Nietzsche una vez debió afirmar que la vida sin música sería un error.
No es una afirmación disparatada, solo basta observar que ser humano y música van inseparablemente de la mano.
La música empieza en nosotros desde antes de nacer o incluso antes de haber desarrollado la capacidad auditiva, bajo la forma de nuestro ritmo más primario. Y continúa con nosotros toda la vida hasta cuando estamos ya próximos a la muerte. En personas en estado de coma o Alzheimer avanzado, por ejemplo, se ha podido comprobar que la música genera una respuesta cerebral como ningún otro tratamiento había conseguido.
Existe la música desde los tiempos prehistóricos en los que vivíamos en cuevas, como un elemento ceremonial y ancestral para comunicarse con lo superior.

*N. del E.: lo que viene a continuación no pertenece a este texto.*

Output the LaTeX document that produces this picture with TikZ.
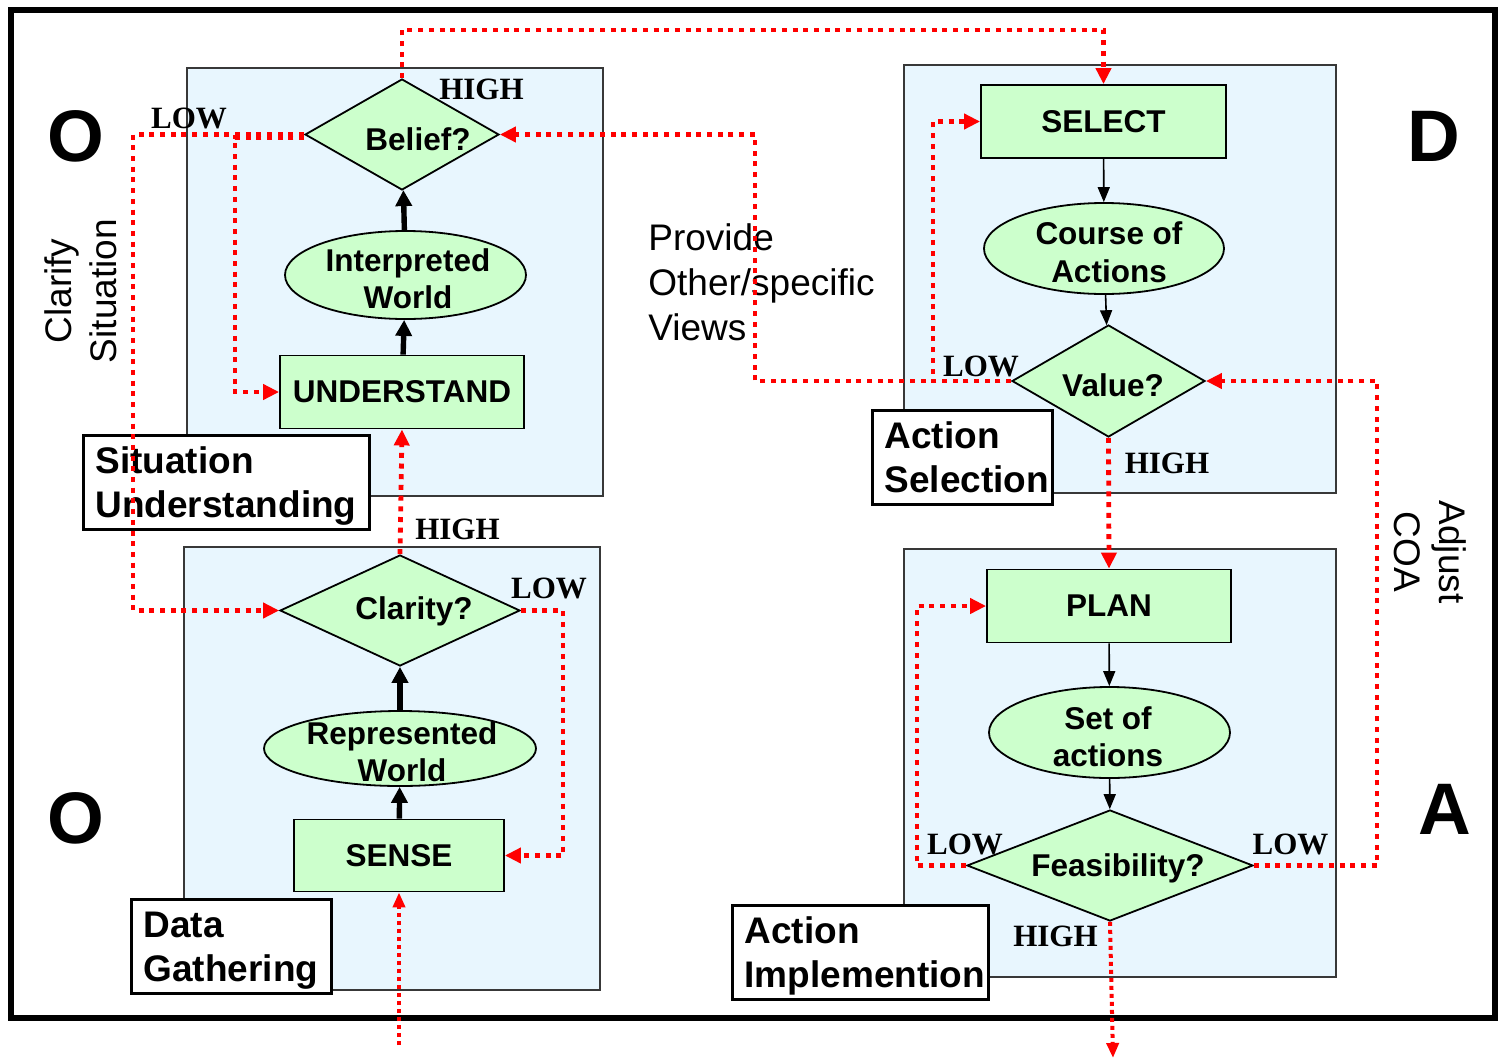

En casi todas las culturas se ha considerado a la música como un regalo de los dioses y así se ha utilizado para comunicarse con ellos. De igual modo, la música puede encontrarse en la naturaleza y en las actividades cotidianas, como al golpear dos piedras o afilar una madera se produce un sonido rítmico, y el mantenimiento de un ritmo ayuda en la realización de esa tarea. También se ha pensado que la música podría haber surgido como un reclamo amoroso, como sucede con los pájaros u otros animales, pues la relación entre amor y música es conocida a lo largo de la historia. Así es que la música, en su origen, podría no solo estar ligada con lo sobrenatural (como elemento ritual supersticioso, mágico o religioso), sino con el amor y el trabajo colectivo.

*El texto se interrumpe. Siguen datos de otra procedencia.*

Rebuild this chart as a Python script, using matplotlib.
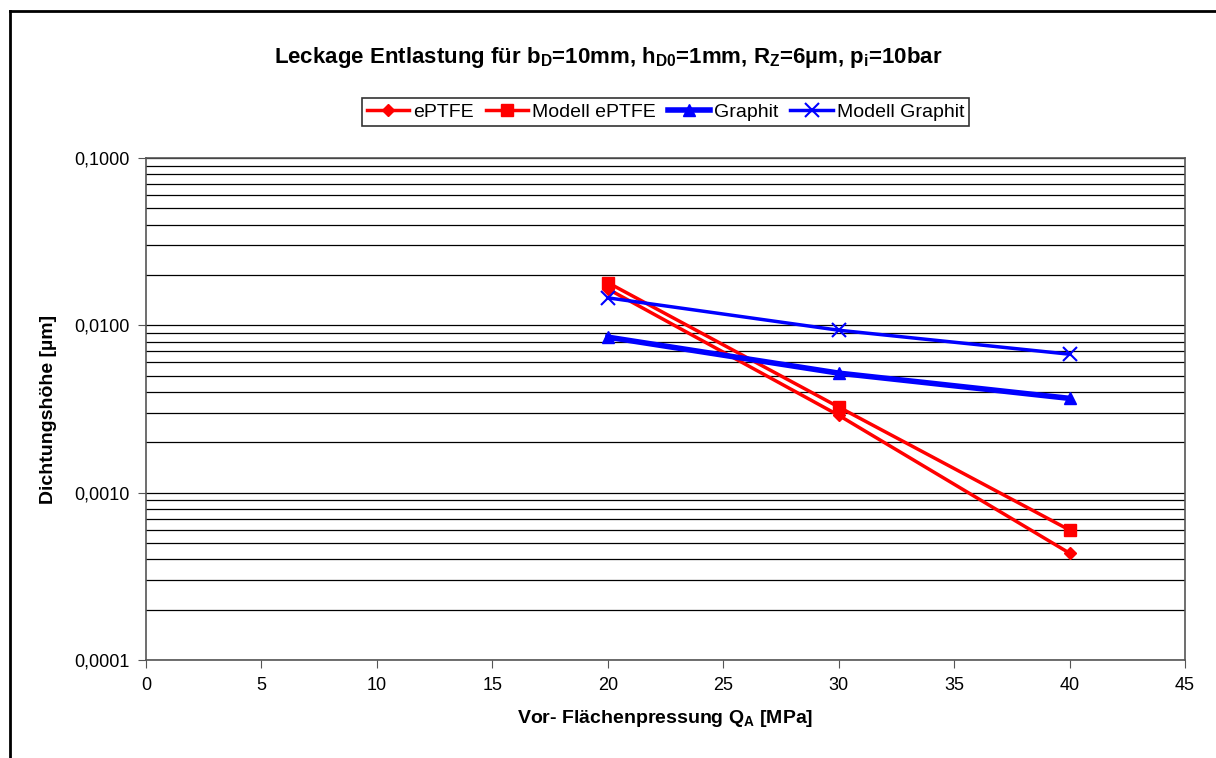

La componen ritmo, melodía y armonía. Así como nuestro cuerpo tiene un ritmo vital, y una armonía. Incluso una de nuestras capacidades humanas más característica, el lenguaje, tiene musicalidad, y del mismo modo la música es un lenguaje universal. Es más, el ser humano es intrínsecamente musical y la música no solo influye en su inconsciente, sino que es un gran puente hacia éste. Ya que tiene la capacidad de emocionarnos con tan solo una nota, de evocar sentimientos de una manera certera y muy profunda; de resonar con nuestra propia música, la de nuestro corazón.

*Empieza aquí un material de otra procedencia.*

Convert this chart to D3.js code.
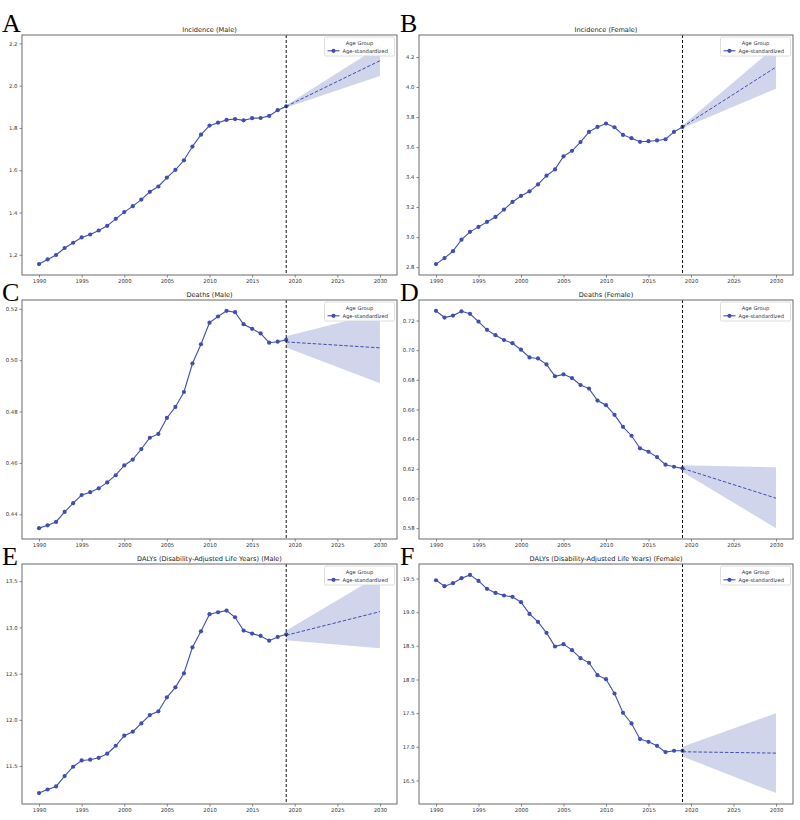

La música puede ser incendiaria, puede llegar a lo más hondo de tu alma, cambiarte la vida, empujarte a la acción. Puede conectarte con tu entorno, con tus emociones, o puede desconectarte de todo ello. Puede calmarte e incluso adormecerte con la misma facilidad con la que puede hacerte arder. Es visceral, matemática, innata, universal. Puede unir, puede separar. Es catártica, tribal, una reunión social o la más íntima compañera. En fin…la vida es música, ¿la escuchas?